__REQUIREMENT__. Count how many lines of the material below have the word "this" and give only the number.

__AVAILABLE DATA__.

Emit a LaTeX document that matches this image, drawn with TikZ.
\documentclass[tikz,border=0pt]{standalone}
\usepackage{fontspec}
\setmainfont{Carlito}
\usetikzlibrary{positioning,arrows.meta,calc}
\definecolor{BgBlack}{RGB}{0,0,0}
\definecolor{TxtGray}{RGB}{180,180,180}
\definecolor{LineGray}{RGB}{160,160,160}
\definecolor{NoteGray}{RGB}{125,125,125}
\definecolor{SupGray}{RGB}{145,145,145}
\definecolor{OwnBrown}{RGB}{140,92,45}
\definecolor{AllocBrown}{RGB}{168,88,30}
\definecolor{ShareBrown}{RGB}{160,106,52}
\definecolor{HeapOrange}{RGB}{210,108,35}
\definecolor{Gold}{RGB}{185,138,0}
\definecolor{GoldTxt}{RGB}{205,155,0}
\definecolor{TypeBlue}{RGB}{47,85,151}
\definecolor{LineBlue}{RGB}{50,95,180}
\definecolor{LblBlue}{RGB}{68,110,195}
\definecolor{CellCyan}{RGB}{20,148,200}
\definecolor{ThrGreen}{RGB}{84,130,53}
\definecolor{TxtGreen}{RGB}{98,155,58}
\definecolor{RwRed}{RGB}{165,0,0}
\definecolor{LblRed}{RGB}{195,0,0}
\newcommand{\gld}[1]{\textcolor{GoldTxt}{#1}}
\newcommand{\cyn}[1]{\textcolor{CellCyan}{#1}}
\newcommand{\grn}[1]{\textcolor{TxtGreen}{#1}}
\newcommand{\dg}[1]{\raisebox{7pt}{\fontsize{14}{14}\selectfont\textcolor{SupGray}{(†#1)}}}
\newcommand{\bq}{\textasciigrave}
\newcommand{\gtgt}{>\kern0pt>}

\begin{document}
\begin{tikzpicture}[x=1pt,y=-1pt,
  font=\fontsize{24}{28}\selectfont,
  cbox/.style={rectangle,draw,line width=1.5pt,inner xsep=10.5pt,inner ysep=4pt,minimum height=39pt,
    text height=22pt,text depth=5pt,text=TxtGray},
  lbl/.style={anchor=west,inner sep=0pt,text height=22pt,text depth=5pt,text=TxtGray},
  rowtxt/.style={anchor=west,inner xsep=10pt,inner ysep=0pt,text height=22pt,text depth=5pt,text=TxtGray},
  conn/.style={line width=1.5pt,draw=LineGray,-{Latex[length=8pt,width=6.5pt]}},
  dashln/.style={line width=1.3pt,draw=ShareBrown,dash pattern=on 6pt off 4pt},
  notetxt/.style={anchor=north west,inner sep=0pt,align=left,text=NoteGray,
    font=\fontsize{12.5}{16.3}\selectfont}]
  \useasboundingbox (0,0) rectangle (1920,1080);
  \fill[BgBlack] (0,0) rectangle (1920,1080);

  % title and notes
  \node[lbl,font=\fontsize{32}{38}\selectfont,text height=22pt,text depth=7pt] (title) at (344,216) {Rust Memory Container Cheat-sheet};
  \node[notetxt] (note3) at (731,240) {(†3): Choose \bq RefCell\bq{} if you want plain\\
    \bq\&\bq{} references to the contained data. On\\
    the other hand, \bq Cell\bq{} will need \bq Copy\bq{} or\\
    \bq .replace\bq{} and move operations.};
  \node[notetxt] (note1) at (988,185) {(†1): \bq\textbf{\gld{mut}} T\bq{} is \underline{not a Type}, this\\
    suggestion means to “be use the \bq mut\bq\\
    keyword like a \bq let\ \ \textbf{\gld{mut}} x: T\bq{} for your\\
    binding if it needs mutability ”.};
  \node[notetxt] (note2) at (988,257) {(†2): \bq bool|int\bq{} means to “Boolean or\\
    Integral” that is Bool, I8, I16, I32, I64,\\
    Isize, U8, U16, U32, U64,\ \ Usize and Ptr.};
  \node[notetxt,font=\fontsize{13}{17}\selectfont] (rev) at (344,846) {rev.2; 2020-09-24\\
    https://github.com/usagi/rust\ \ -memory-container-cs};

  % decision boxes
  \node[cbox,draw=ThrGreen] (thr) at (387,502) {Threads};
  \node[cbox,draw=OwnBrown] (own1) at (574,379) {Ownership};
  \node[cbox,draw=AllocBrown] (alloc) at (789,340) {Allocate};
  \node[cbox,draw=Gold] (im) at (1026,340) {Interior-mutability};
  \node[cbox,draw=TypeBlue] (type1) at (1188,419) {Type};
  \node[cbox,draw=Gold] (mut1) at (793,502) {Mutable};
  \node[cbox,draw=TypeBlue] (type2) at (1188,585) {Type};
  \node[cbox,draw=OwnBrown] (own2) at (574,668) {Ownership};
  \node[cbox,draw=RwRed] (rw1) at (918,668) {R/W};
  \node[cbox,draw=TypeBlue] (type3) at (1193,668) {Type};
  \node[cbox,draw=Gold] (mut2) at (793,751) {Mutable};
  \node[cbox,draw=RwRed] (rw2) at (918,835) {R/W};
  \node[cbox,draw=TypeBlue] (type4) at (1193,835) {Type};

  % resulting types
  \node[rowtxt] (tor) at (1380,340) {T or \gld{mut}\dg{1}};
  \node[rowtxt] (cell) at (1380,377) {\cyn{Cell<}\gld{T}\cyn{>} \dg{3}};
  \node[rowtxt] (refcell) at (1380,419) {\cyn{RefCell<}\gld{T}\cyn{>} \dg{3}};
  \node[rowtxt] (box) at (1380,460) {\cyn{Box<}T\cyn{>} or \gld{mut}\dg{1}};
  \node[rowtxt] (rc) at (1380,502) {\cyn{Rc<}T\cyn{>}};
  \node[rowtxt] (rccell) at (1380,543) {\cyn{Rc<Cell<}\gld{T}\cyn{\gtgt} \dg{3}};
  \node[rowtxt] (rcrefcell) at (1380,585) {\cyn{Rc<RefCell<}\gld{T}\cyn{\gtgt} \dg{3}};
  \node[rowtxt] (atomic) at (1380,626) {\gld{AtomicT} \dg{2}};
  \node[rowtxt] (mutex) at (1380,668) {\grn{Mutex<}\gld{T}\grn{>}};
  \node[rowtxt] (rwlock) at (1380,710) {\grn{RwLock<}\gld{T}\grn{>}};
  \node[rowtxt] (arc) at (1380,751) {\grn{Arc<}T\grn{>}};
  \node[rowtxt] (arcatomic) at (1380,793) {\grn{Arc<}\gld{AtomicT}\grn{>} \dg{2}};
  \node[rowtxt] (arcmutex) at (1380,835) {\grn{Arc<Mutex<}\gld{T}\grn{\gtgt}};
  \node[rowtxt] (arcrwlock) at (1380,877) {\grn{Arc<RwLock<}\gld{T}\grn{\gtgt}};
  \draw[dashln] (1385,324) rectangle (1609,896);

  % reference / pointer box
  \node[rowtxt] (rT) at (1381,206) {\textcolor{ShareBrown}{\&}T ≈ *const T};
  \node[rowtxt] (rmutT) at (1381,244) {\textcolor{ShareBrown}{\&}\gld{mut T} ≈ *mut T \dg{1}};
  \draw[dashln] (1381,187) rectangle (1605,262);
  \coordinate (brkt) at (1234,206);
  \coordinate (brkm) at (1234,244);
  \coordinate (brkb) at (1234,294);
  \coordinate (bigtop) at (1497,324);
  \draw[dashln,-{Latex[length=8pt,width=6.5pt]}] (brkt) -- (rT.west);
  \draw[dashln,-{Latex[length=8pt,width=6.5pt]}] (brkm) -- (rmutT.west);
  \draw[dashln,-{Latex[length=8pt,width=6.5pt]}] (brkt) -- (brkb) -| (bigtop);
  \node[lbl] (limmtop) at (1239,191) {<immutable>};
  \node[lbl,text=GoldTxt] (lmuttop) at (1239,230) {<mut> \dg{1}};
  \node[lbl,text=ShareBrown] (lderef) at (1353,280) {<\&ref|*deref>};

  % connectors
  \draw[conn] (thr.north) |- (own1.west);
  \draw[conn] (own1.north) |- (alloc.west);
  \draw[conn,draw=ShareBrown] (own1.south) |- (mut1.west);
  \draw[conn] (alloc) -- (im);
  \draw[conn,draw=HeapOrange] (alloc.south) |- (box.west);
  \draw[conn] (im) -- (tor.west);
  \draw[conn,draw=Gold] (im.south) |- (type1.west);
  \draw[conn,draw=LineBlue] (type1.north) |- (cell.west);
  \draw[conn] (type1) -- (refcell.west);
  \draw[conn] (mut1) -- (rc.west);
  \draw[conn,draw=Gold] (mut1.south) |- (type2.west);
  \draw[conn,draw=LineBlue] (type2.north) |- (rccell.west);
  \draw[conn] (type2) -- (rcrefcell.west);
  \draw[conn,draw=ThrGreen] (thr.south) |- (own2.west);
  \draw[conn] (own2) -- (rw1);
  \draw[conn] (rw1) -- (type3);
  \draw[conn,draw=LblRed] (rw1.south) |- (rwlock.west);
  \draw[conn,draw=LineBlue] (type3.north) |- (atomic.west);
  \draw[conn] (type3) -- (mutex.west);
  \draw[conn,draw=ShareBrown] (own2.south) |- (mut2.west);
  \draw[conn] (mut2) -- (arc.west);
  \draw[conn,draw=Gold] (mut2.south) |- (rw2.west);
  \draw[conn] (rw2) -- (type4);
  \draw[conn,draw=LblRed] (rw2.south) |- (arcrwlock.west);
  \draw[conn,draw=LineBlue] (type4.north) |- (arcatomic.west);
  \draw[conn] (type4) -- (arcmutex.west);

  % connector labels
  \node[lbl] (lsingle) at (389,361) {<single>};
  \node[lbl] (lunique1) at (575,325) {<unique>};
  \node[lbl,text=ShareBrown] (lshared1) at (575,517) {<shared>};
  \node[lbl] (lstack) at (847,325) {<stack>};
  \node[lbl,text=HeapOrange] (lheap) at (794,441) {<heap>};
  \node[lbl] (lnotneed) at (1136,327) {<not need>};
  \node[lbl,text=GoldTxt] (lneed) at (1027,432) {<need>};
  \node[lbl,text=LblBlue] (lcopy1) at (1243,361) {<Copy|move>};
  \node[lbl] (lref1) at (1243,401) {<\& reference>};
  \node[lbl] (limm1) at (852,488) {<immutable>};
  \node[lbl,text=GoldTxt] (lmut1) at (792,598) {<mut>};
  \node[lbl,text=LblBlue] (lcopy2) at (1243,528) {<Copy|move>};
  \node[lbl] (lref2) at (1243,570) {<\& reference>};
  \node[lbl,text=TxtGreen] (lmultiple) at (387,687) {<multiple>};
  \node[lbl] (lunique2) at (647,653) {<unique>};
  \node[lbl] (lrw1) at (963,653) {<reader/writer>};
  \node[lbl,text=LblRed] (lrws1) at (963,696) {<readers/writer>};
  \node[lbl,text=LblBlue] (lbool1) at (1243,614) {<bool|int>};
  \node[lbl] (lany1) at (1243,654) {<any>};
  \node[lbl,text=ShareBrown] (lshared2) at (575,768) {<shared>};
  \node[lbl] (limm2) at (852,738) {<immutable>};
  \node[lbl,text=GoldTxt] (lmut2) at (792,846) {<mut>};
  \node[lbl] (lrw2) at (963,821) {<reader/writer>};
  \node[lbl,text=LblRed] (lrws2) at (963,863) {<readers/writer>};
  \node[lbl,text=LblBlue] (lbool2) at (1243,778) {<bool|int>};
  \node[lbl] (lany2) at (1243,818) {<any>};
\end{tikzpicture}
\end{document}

__WORKED ANSWER__. 2